Why Write?

So, why start a blog now?  It’s a question I have been asking myself since I’m a serial blog starter.  I’m fantastic with the good intentions, but I dwindle when it comes to the follow through.  In order to understand how I can be successful in maintaining a blog, I have had to soul search and analyze what keeps me from doing so.

First, I get hung up on writing style, grammar, punctuation, so on and so forth.  I am letting that go.  I am going to write how I think, just put ME on virtual paper.  I’ve reminded myself, and I undoubtedly will need to continue to remind myself, that I’m not attempting to publish a professional piece of writing; I’m merely trying to connect with others who are on the same journey that I am.  I want to connect with those who are struggling with taking the first step of their journey.  I want to connect with others who have stumbled along their way.  I want to connect with people who have had nothing but the utmost success.  I just want to connect, and so, to do so, I’m letting go of my need to be “perfect,” to write perfectly, that drive to abide by all of the literary rules.  I want my blog to be a place where I can be candid, open, and just ME, not bound by any confines, even those that I have set for myself.  I am the one that puts myself in the box, and I know it.

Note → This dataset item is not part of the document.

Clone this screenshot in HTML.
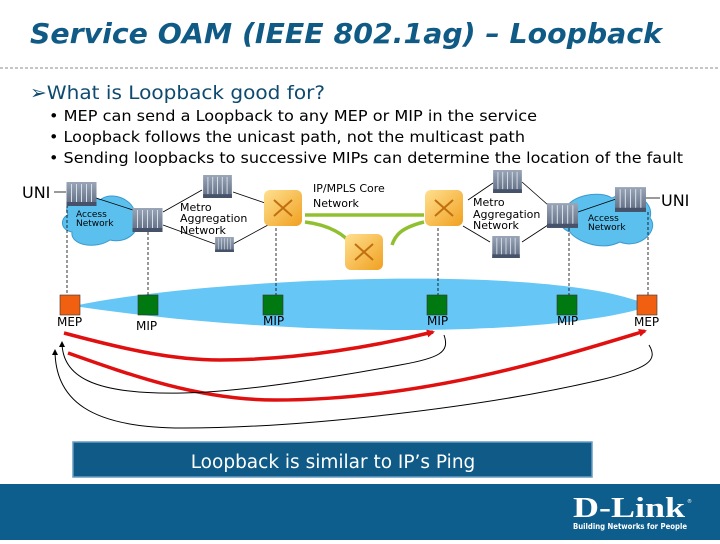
<!DOCTYPE html>
<html><head><style>
body{margin:0;width:720px;height:540px;overflow:hidden;background:#fff;font-family:"DejaVu Sans","Liberation Sans",sans-serif}
</style></head><body>
<svg width="720" height="540" xmlns="http://www.w3.org/2000/svg" font-family="DejaVu Sans, Liberation Sans, sans-serif">
<defs>
<marker id="ar" markerWidth="8" markerHeight="8" refX="6" refY="4" orient="auto" markerUnits="userSpaceOnUse"><path d="M0,0 L8,4 L0,8 z" fill="#e01010"/></marker>
<marker id="ab" markerWidth="6" markerHeight="8" refX="5" refY="4" orient="auto" markerUnits="userSpaceOnUse"><path d="M0,1 L6,4 L0,7 z" fill="#000"/></marker>
<linearGradient id="sw" x1="0" y1="0" x2="0" y2="1"><stop offset="0" stop-color="#9aa6b8"/><stop offset="1" stop-color="#5d6a80"/></linearGradient>
<linearGradient id="rt" x1="0" y1="0" x2="1" y2="1"><stop offset="0" stop-color="#ffe090"/><stop offset="1" stop-color="#f0a020"/></linearGradient>
<symbol id="s" viewBox="0 0 30 24"><rect width="30" height="24" fill="url(#sw)"/><g stroke="#d8dee8" stroke-width="1"><line x1="5" y1="2" x2="5" y2="22"/><line x1="10" y1="2" x2="10" y2="22"/><line x1="15" y1="2" x2="15" y2="22"/><line x1="20" y1="2" x2="20" y2="22"/><line x1="25" y1="2" x2="25" y2="22"/></g><rect y="20" width="30" height="4" fill="#46526a"/></symbol>
<symbol id="r" viewBox="0 0 44 42"><rect x="2" y="4" width="38" height="36" rx="6" fill="url(#rt)"/><path d="M12 14 L30 30 M12 30 L30 14" stroke="#c07010" stroke-width="2" fill="none"/></symbol>
</defs>
<text x="30" y="43" font-size="28" font-weight="bold" font-style="italic" fill="#105a86" textLength="632" lengthAdjust="spacingAndGlyphs">Service OAM (IEEE 802.1ag) – Loopback</text>
<line x1="0" y1="68" x2="720" y2="68" stroke="#666" stroke-dasharray="3,2" stroke-width="0.8"/>
<text x="30" y="99" font-size="19" fill="#0e4a70" textLength="295" lengthAdjust="spacingAndGlyphs">➢What is Loopback good for?</text>
<g font-size="15" fill="#000"><text x="49" y="121" textLength="488" lengthAdjust="spacingAndGlyphs">• MEP can send a Loopback to any MEP or MIP in the service</text><text x="49" y="142" textLength="476" lengthAdjust="spacingAndGlyphs">• Loopback follows the unicast path, not the multicast path</text><text x="49" y="163" textLength="634" lengthAdjust="spacingAndGlyphs">• Sending loopbacks to successive MIPs can determine the location of the fault</text></g>
<path d="M74 306 C 200 278, 560 262, 650 306 C 560 336, 300 340, 74 306 Z" fill="#66c6f5"/>
<g fill="#5cc0ee" stroke="#3b9ad0"><path d="M68 215 C60 200,90 192,100 200 C112 190,135 200,135 215 C145 225,130 245,110 240 C95 250,70 245,72 232 C60 230,60 218,68 215 Z"/>
<path d="M565 210 C570 195,600 190,612 198 C630 188,655 200,650 218 C660 230,640 250,620 242 C600 252,575 240,570 232 C558 228,558 215,565 210 Z"/></g>
<g stroke="#000" stroke-width="0.8" fill="none">
<line x1="54" y1="192" x2="66" y2="192"/><line x1="96" y1="198" x2="133" y2="210"/>
<line x1="163" y1="212" x2="202" y2="190"/><line x1="163" y1="225" x2="215" y2="244"/>
<line x1="233" y1="192" x2="265" y2="203"/><line x1="233" y1="244" x2="268" y2="225"/>
<line x1="468" y1="200" x2="493" y2="183"/><line x1="463" y1="226" x2="490" y2="242"/>
<line x1="522" y1="182" x2="548" y2="205"/><line x1="522" y1="242" x2="548" y2="225"/>
<line x1="578" y1="212" x2="616" y2="199"/><line x1="645" y1="198" x2="660" y2="198"/>
</g>
<g stroke="#90c030" stroke-width="3.5" fill="none"><line x1="305" y1="215" x2="424" y2="215"/><path d="M305 222 C330 225,345 235,352 245"/><path d="M424 222 C400 228,395 236,392 245"/></g>
<g stroke="#000" stroke-width="0.8" stroke-dasharray="3,2"><line x1="67" y1="205" x2="67" y2="295"/><line x1="148" y1="232" x2="148" y2="295"/><line x1="276" y1="228" x2="276" y2="295"/><line x1="438" y1="228" x2="438" y2="295"/><line x1="569" y1="228" x2="569" y2="295"/><line x1="648" y1="212" x2="648" y2="295"/></g>
<use href="#s" x="66" y="182" width="31" height="24"/><use href="#s" x="132" y="208" width="31" height="24"/>
<use href="#s" x="202" y="175" width="31" height="23"/><use href="#s" x="215" y="237" width="19" height="15"/>
<use href="#s" x="492" y="170" width="31" height="23"/><use href="#s" x="490" y="236" width="32" height="22"/>
<use href="#s" x="547" y="203" width="31" height="25"/><use href="#s" x="615" y="187" width="31" height="25"/>
<use href="#r" x="262" y="186" width="44" height="42"/><use href="#r" x="343" y="230" width="44" height="42"/><use href="#r" x="423" y="186" width="44" height="42"/>
<g font-size="11" fill="#000"><text x="180" y="211">Metro</text><text x="180" y="222">Aggregation</text><text x="180" y="234">Network</text>
<text x="473" y="206">Metro</text><text x="473" y="218">Aggregation</text><text x="473" y="229">Network</text>
<text x="313" y="192">IP/MPLS Core</text><text x="313" y="207">Network</text></g>
<g font-size="9" fill="#000"><text x="76" y="217">Access</text><text x="76" y="226">Network</text><text x="588" y="221">Access</text><text x="588" y="230">Network</text></g>
<text x="22" y="198" font-size="16">UNI</text><text x="661" y="206" font-size="16">UNI</text>
<rect x="60" y="295" width="20" height="20" fill="#f06010" stroke="#333" stroke-width="0.6"/>
<rect x="637" y="295" width="20" height="20" fill="#f06010" stroke="#333" stroke-width="0.6"/>
<g fill="#007a10" stroke="#333" stroke-width="0.6"><rect x="138" y="295" width="20" height="20"/><rect x="263" y="295" width="20" height="20"/><rect x="427" y="295" width="20" height="20"/><rect x="557" y="295" width="20" height="20"/></g>
<g font-size="12" fill="#000"><text x="57" y="326">MEP</text><text x="136" y="330">MIP</text><text x="263" y="325">MIP</text><text x="427" y="325">MIP</text><text x="557" y="325">MIP</text><text x="634" y="326">MEP</text></g>
<g stroke="#e01010" stroke-width="3.5" fill="none"><path d="M64 333 C120 348,170 360,220 360 C300 360,380 345,433 332" marker-end="url(#ar)"/>
<path d="M68 353 C130 375,200 400,275 400 C420 400,550 360,645 331" marker-end="url(#ar)"/></g>
<g stroke="#000" stroke-width="1" fill="none"><path d="M444 335 C450 352,440 358,400 365 C330 378,240 392,183 393 C90 395,62 375,62 342" marker-end="url(#ab)"/>
<path d="M649 345 C658 360,650 368,600 380 C480 408,300 428,183 428 C90 428,55 400,55 350" marker-end="url(#ab)"/></g>
<rect x="73" y="442" width="519" height="35" fill="#0f5a87" stroke="#6a9cc0" stroke-width="1.5"/>
<text x="333" y="468" font-size="18.5" fill="#fff" text-anchor="middle">Loopback is similar to IP’s Ping</text>
<rect x="0" y="484" width="720" height="56" fill="#0d5e8c"/>
<text x="573" y="517" font-family="Liberation Serif, serif" font-weight="bold" font-size="28" fill="#fff" textLength="112" lengthAdjust="spacingAndGlyphs">D-Link</text>
<text x="687" y="503" font-size="5" fill="#fff">®</text>
<text x="573" y="529" font-size="8" font-weight="bold" fill="#fff" textLength="114" lengthAdjust="spacingAndGlyphs">Building Networks for People</text>
</svg>
</body></html>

Second, I always write thinking about my audience, even when I do not have one.  In order to be successful in keeping this blog, I am accepting that it is perfectly acceptable to do it just for me.  Write because I want to write.  I have spent the majority of my life doing for others.  It’s who I am.  I am a giver – giver of gifts, giver of myself, whatever I can possibly muster to give to someone else, I do.

Finally, my own accountability and motivation are worth the effort.  Daily, I spend the majority of my time in my own head, my own thoughts.  I have come to the realization that I am not learning from my mistakes, my bad days, by letting these thoughts just roll around and bump along in my head.  My fear of writing about my bad days (food fails, lack of exercise, no “fox” left to give) is that it will make the bad days ever more real.  Well, the trips and stumbles are just as real, even when they are merely jostled about in my own brain, yet I am not learning from them.  The missteps are important strides along the path to success, and I will no longer hide them, not even from myself.  I am the very first person to tell others NOT to give up, that stumbles along the way are OKay, and that tomorrow is a new day, an opportunity to try again.

Epiphany: I do not afford myself the same kindness that I invest in others.

Goal: I will learn to be kind to myself, for I am worthy of the same kindness I bestow upon others.